Icahn raises offer for Lions Gate shares in bid for control

A good August ended on a sour note for Lions Gate Entertainment Corp.

After releasing back to back box-office hits “The Expendables” and “The Last Exorcism” and scoring a best drama Emmy for its cable television series “Mad Men” for a third consecutive year, Lions Gate was surprised Tuesday when its largest shareholder, Carl Icahn, raised his bid to take over the movie and TV studio’s outstanding shares to $7.50 a share from $6.50.

The increased offer makes it more difficult to fend off the activist investor in his aggressive fight for control of the studio.
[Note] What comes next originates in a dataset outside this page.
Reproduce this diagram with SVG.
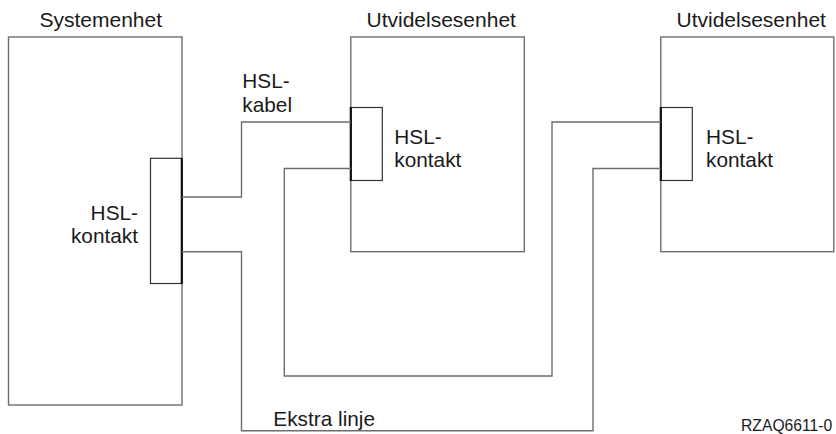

Icahn’s revised bid, however, is contingent upon his prevailing in a lawsuit he recently filed against Lions Gate in Canada, where the company is legally based.

Icahn sued Lions Gate in July after the studio engaged in a controversial transaction with its second-largest shareholder and board member, Mark Rachesky, an Icahn foe who supports current management. Rachesky bought $105 million of debt that was immediately converted to 16.2 million shares of stock at a price of $6.20 each. The deal increased Rachesky’s stake in the company to nearly 29% from just under 20% and diluted Icahn’s to 33.5% from 39%.

The suit seeks to have Rachesky’s shares rescinded. That is crucial for Icahn to succeed in his bid to take control of the company, particularly because people familiar with the situation have confirmed that Lions Gate could engage in another such transaction if necessary to defend against the activist investor.

Tuesday’s revised offer shot Lions Gate stock up 65 cents, or 10%, to $7.14. As a result, it would be more expensive for the studio to issue more stock.

In addition, if Icahn succeeds in the British Columbia Supreme Court hearing, scheduled for Oct. 12, the $7.50 price would be more attractive to shareholders considering selling. The tender offer expires Oct. 22. Another condition of Icahn’s bid is that enough shares are tendered to give him more than 50% of the company.

Despite Lions Gate’s recent successes, Icahn has repeatedly criticized the studio’s management for its spending on overhead and film production.

In a statement accompanying the revised bid, Icahn reiterated his intention to replace senior management and run a slate of candidates for the studio’s board of directors at the next annual meeting, which has not yet been scheduled but is expected in November or December.

“The Icahn Group believes that this board will stop at almost nothing to entrench its position at the expense of shareholders,” Icahn said.

Lions Gate said in a statement that its board would consider Icahn’s revised offer and make a recommendation to shareholders soon. In the past, the board has recommended that shareholders reject Icahn’s offers of $6 to $7 a share.

Icahn did not respond to a request for comment.